During the launch ceremony held at Skylight Hotel on Monday, Abdulhakim Mulu (PhD), State Minister at MoTRI, framed the project as potentially transformational.

 “The ICCJ was developed with three pillars in mind: regulatory framework, public services, and operational efficiency,” he said. “Previously, obtaining a license could take 32 days and involve 11 procedures. With this system, the process has been reduced to as little as two days and will eventually move to a single step.”

The state minister cautioned that full implementation will take time, noting that at least a year of dedicated support is needed to ensure the platform scales effectively and delivers services smoothly. Tools like the ICCJ could mark a turning point for Ethiopia’s e-governance, which so far has done little to improve the ease of doing business. In a United Nations e-government development report released last year, the country ranked in the bottom 25 out of 193 nations

Ellie Sewaye, an e-government expert at BEIC, explained that the effort was not just to digitize but to re-engineer how registration works by eliminating the need for physical visits to government offices. The system folds in the issuance of articles of association, taxpayer identification numbers, and competency certificates, and supports digital payments, according to the expert.

“It will hopefully begin operating in the coming few weeks,” Elie told Shega.

Participants during the launch pointed out that patchy connectivity and gaps in capacity could slow adoption. To ease the transition, MoTRI plans to establish service centers where businesses can access the platform with support.

On the user side, the process begins when an applicant logs into the portal with a 16-digit National ID, verified by a one-time password. Demographic details, company names in English, Amharic, and other local languages, and shareholder information are all verified against national ID and tax records. Business details, including address and sector, are submitted alongside supporting documents such as rental agreements. The platform automatically links to the Ministry of Revenue to assign a tax authority and integrates with the national payments gateway, ETHswitch, for fees. 

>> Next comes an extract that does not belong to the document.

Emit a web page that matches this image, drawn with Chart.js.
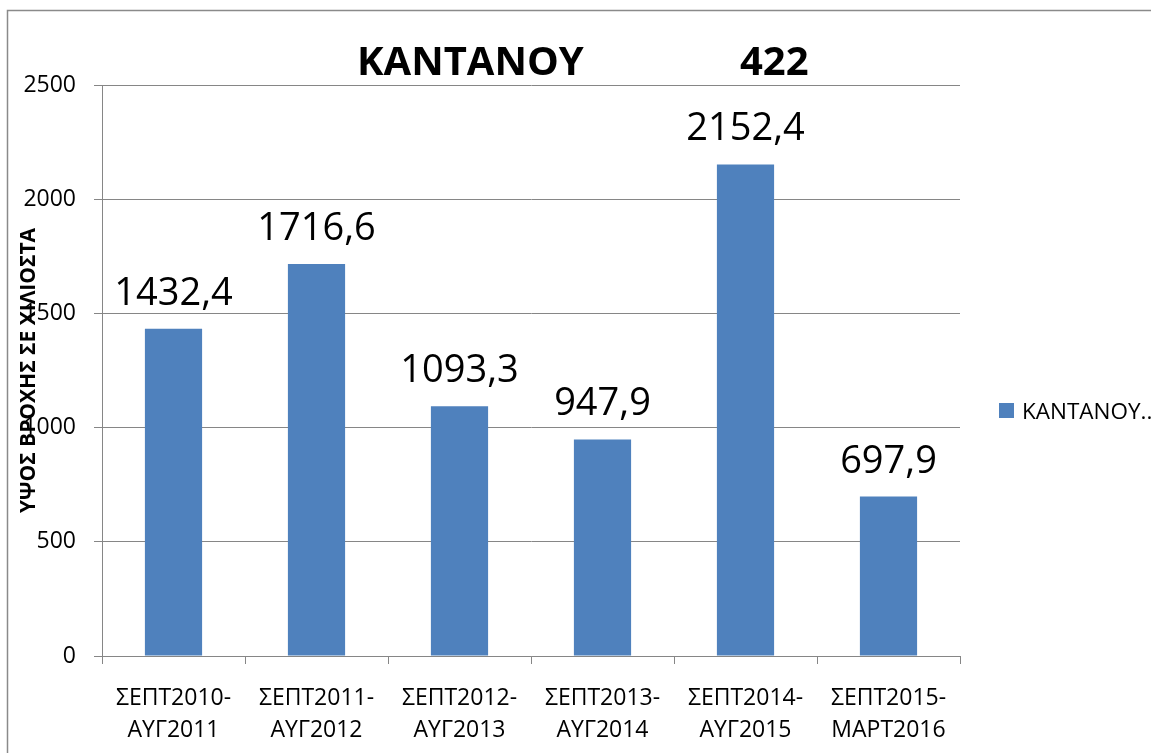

Administratively, MoTRI officers validate company names, shareholder details, and uploaded documents. DARS authenticates articles of association, the Revenues Ministry issues a Tax Identification Number (TIN), and MoTRI delivers a commercial license. Applicants should be able to receive SMS notifications and download official certificates in a short while.

For years, Ethiopia’s registration system has been defined by its inefficiency. Entrepreneurs have often waited weeks, sometimes months, caught in a maze of paper, offices, and approvals. By reducing that to days, officials hope ICCJ can not only improve transparency but also signal to investors that the government is serious about creating a friendlier business environment.

The proof will lie in execution. Ethiopia has launched digital portals before, only to see them stumble against the reality of limited internet access, poor maintenance procedures, and uneven institutional coordination.